View Single Post
  #16  
Old Posted May 8, 2015, 9:42 PM
sparkling's Avatar
sparkling sparkling is offline
Registered User
 
Join Date: Sep 2013
Posts: 765
First Manhattan Condo by a Chinese Developer



C. J. HUGHES
MAY 8, 2015

Quote:
A 38-story tower rising on a busy block in Midtown is being billed as the first condominium project in Manhattan developed entirely by a company from China.

Euro Properties, based in Hong Kong, recently unveiled 118 East 59th Street, a 29-unit high-rise between Park and Lexington Avenues. In recent years, Chinese companies have flocked to build in New York, but typically partnered with local firms, and in those rare cases where they have flown solo, it has been in the outside boroughs.

While 118 East 59th Street may be a pioneer, brokers say its developers still have to convince buyers that its location, wedged between office towers, can fetch the same gold-plated prices as nearby Billionaires’ Row.

“It’s a location that’s in transition,” said Tamir Shemesh, an associate broker with the Corcoran Group who is marketing a new 22-unit condo at 337 East 62nd Street. “But the towers that are coming up could change a very commercial area.”

Designed by SCDA Architects of Singapore, whose principal is Soo K. Chan, the narrow tower will have a facade that recalls the pressed-down buttons on an old-fashioned tape recorder, with sections that are beveled, at slight angles. Each of the 29 units will occupy at least a full floor, making them feel spacious despite the skinny site, said Neo Que Yau, the chief executive of Euro Properties. Most apartments will be configured with two bedrooms, he said, and about half will have views of Central Park. Units will start at about 1,400 square feet.
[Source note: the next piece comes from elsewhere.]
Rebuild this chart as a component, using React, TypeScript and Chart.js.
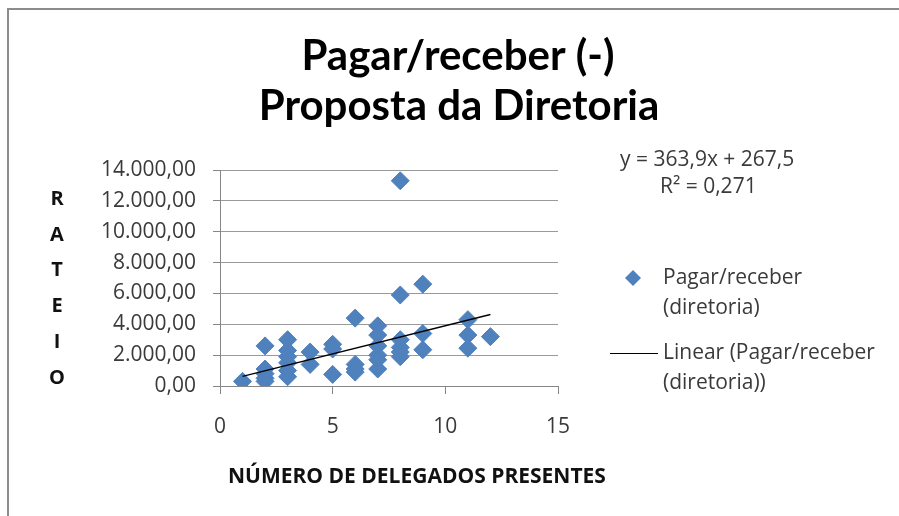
import React, { useEffect, useRef } from "react";
import { Chart, registerables } from "chart.js";

Chart.register(...registerables);

// Data
const DELEGADOS = [
  1,
  2, 2, 2, 2, 2,
  3, 3, 3, 3, 3, 3,
  4, 4,
  5, 5, 5,
  6, 6, 6, 6,
  7, 7, 7, 7, 7, 7,
  8, 8, 8, 8, 8, 8,
  9, 9, 9,
  11, 11, 11,
  12,
];
const RATEIO = [
  300,
  2600, 1100, 800, 500, 300,
  3000, 2300, 1900, 1500, 1000, 600,
  2200, 1400,
  2700, 2400, 750,
  4400, 1400, 1100, 900,
  3900, 3300, 2600, 2000, 1700, 1100,
  13300, 5900, 3000, 2500, 2200, 1900,
  6600, 3400, 2350,
  4300, 3300, 2450,
  3200,
];
const TREND_SLOPE = 363.9;
const TREND_INTERCEPT = 267.5;
const EQUATION_TEXT = "y = 363,9x + 267,5";
const R2_TEXT = "R\u00B2 = 0,271";
const TITLE_LINES = ["Pagar/receber (-)", "Proposta da Diretoria"];
const X_TITLE = "NÚMERO DE DELEGADOS PRESENTES";
const Y_TITLE_LETTERS = ["R", "A", "T", "E", "I", "O"];
const SERIES_LABEL = ["Pagar/receber", "(diretoria)"];
const TREND_LABEL = ["Linear (Pagar/receber", "(diretoria))"];
const X_TICKS = [0, 5, 10, 15];
const Y_MAX = 14000;

const BLUE = "#4F81BD";
const TEXT = "#3a3a3a";
const GRID = "#9a9a9a";
const AXIS = "#868686";

function fmtBR(v: number): string {
  const fixed = Math.abs(v).toFixed(2);
  const [intPart, dec] = fixed.split(".");
  const withDots = intPart.replace(/\B(?=(\d{3})+(?!\d))/g, ".");
  return (v < 0 ? "-" : "") + withDots + "," + dec;
}

const decorPlugin = {
  id: "decor",
  beforeDraw(chart: any) {
    const ctx = chart.ctx;
    ctx.save();
    ctx.fillStyle = "#ffffff";
    ctx.fillRect(0, 0, chart.width, chart.height);
    ctx.fillStyle = "#8c8c8c";
    ctx.fillRect(7, 8, chart.width - 7, 2);
    ctx.fillRect(7, 8, 2, chart.height - 8);
    ctx.restore();
  },
  afterDraw(chart: any) {
    const ctx = chart.ctx;
    ctx.save();
    // Title
    ctx.fillStyle = "#000";
    ctx.textAlign = "center";
    ctx.textBaseline = "alphabetic";
    ctx.font = "bold 42px Lato";
    ctx.fillText(TITLE_LINES[0], 458, 70);
    ctx.fillText(TITLE_LINES[1], 459, 120);

    // X axis title
    ctx.font = "bold 21px 'Open Sans'";
    ctx.textAlign = "left";
    ctx.fillStyle = "#111";
    ctx.fillText(X_TITLE, 228, 483);

    // Y axis title (stacked letters)
    ctx.font = "bold 20px 'Open Sans'";
    ctx.textAlign = "center";
    ctx.textBaseline = "middle";
    Y_TITLE_LETTERS.forEach((ch, i) => {
      ctx.fillText(ch, 57, 199 + i * 35.8);
    });

    // Equation
    ctx.fillStyle = TEXT;
    ctx.font = "21px 'Open Sans'";
    ctx.textAlign = "left";
    ctx.fillText(EQUATION_TEXT, 620, 160);
    ctx.fillText(R2_TEXT, 660, 187);

    // Legend
    const ds0 = chart.data.datasets[0];
    const ds1 = chart.data.datasets[1];
    ctx.fillStyle = ds0.backgroundColor;
    ctx.beginPath();
    const r = 8;
    ctx.moveTo(633 - r, 278);
    ctx.lineTo(633, 278 - r);
    ctx.lineTo(633 + r, 278);
    ctx.lineTo(633, 278 + r);
    ctx.closePath();
    ctx.fill();
    ctx.strokeStyle = ds1.borderColor;
    ctx.lineWidth = 1;
    ctx.beginPath();
    ctx.moveTo(610, 353.5);
    ctx.lineTo(658, 353.5);
    ctx.stroke();
    ctx.fillStyle = TEXT;
    ctx.font = "21px 'Open Sans'";
    ctx.fillText(SERIES_LABEL[0], 663, 278);
    ctx.fillText(SERIES_LABEL[1], 663, 308);
    ctx.fillText(TREND_LABEL[0], 663, 353);
    ctx.fillText(TREND_LABEL[1], 663, 383);
    ctx.restore();
  },
};

export default function App() {
  const ref = useRef<HTMLCanvasElement | null>(null);
  useEffect(() => {
    if (!ref.current) return;
    const points = DELEGADOS.map((x, i) => ({ x, y: RATEIO[i] }));
    const xMin = Math.min(...DELEGADOS);
    const xMax = Math.max(...DELEGADOS);
    const trend = [xMin, xMax].map((x) => ({ x, y: TREND_SLOPE * x + TREND_INTERCEPT }));
    const chart = new Chart(ref.current, {
      type: "scatter",
      data: {
        datasets: [
          {
            label: SERIES_LABEL.join(" "),
            data: points,
            backgroundColor: BLUE,
            borderColor: BLUE,
            borderWidth: 1,
            pointStyle: "rectRot",
            pointRadius: 9,
            order: 2,
          },
          {
            type: "line",
            label: TREND_LABEL.join(" "),
            data: trend,
            borderColor: "#000000",
            borderWidth: 1.3,
            pointRadius: 0,
            fill: false,
            order: 1,
          } as any,
        ],
      },
      options: {
        animation: false,
        responsive: false,
        layout: { padding: { left: 0, top: 170, right: 341, bottom: 0 } },
        plugins: {
          legend: { display: false },
          tooltip: { enabled: false },
          title: { display: false },
        },
        scales: {
          x: {
            type: "linear",
            min: 0,
            max: 15,
            afterFit: (s: any) => {
              s.height = 130;
            },
            afterBuildTicks: (s: any) => {
              s.ticks = X_TICKS.map((v) => ({ value: v }));
            },
            ticks: {
              color: TEXT,
              font: { family: "'Open Sans'", size: 21 },
              padding: 20,
              maxRotation: 0,
            },
            grid: {
              drawOnChartArea: false,
              drawTicks: true,
              tickLength: 8,
              tickColor: AXIS,
            },
            border: { color: AXIS, width: 1 },
          },
          y: {
            type: "linear",
            min: 0,
            max: Y_MAX,
            afterFit: (s: any) => {
              s.width = 220;
            },
            ticks: {
              stepSize: 2000,
              color: TEXT,
              font: { family: "'Open Sans'", size: 21 },
              padding: 17,
              callback: (v: any) => fmtBR(Number(v)),
            },
            grid: {
              color: GRID,
              tickColor: AXIS,
              tickLength: 7,
              drawTicks: true,
            },
            border: { color: AXIS, width: 1 },
          },
        },
      },
      plugins: [decorPlugin],
    });
    return () => chart.destroy();
  }, []);
  return (
    <div style={{ position: "fixed", left: 0, top: 0, width: 899, height: 516, background: "#fff" }}>
      <canvas ref={ref} width={899} height={516} style={{ display: "block", width: 899, height: 516 }} />
    </div>
  );
}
Finishes will include marble for kitchens and baths; there will also be bidet-style toilets, the kind that are popular overseas. But while Mr. Yau said that he welcomed foreign buyers, who have taken a shine to the neighborhood in the current boom, he would not market to them specifically. “It’s a consideration,” he said, “not the most important factor.”

Demolition of the four-story building that once stood at the site, which Euro Properties bought from the Rudd family for $49 million in 2013 and which once contained a tuxedo-rental company, is complete. Yet the condo, where foundations are scheduled to be poured in June and sales set to begin in September, is a work in progress.

As of early this month, Euro Properties was still hammering out details about building amenities, which will include a fitness center, treatment rooms for massages and a lounge with outdoor gardens, Mr. Yau said.

He said that prices “will be consistent with ultraluxury developments in the area.” The much taller and more perk-laden 432 Park Avenue, from Macklowe Properties and the CIM Group, for example, has averaged about $8,000 a square foot for its units so far, according to data from StreetEasy.com.

The new condo by Euro Properties is not that large by Chinese project standards. Oosten, a 216-unit complex that Xin Development Group International is developing, spreads across a full block in South Williamsburg, Brooklyn.

Likewise, at 100 East 53rd Street, a team that includes the Chinese investors Vanke Holdings and China Cinda Asset Management, alongside Hines and RFR Holding, is creating a 61-story, 94-apartment high-rise next to the Seagram Building. (The project was previously billed as 610 Lexington Avenue.)

Zoning on the site of 118 East 59th allowed a tower of only about 30 stories, according to Mr. Yau, meaning there would have been only a few floors with park views. Yet Euro Properties was ultimately able to climb several floors higher after buying unused development, or “air” rights, from the building next door, at No. 116. That kind of transaction has become fairly common, but the neighbor is hardly ordinary. It is the Argosy Book Store, which has refused to sell its home to developers for decades, even as skyscrapers swallowed up similar buildings around it, according to Naomi Hample, an owner.

But as the Argosy tries to survive in a battered industry, Ms. Hample finally decided that her family-owned store could part with a bit of its property after all, or at least the air above it, which sold for more than $6 million. “It was very fortunate,” she said.

Would there be other upsides, like the condo’s residents dropping by to snap up hardcovers? No, Ms. Hample said.

“The buyer will be a billionaire who will use it for six weeks a year,” she said. “A hotel would have been much better.”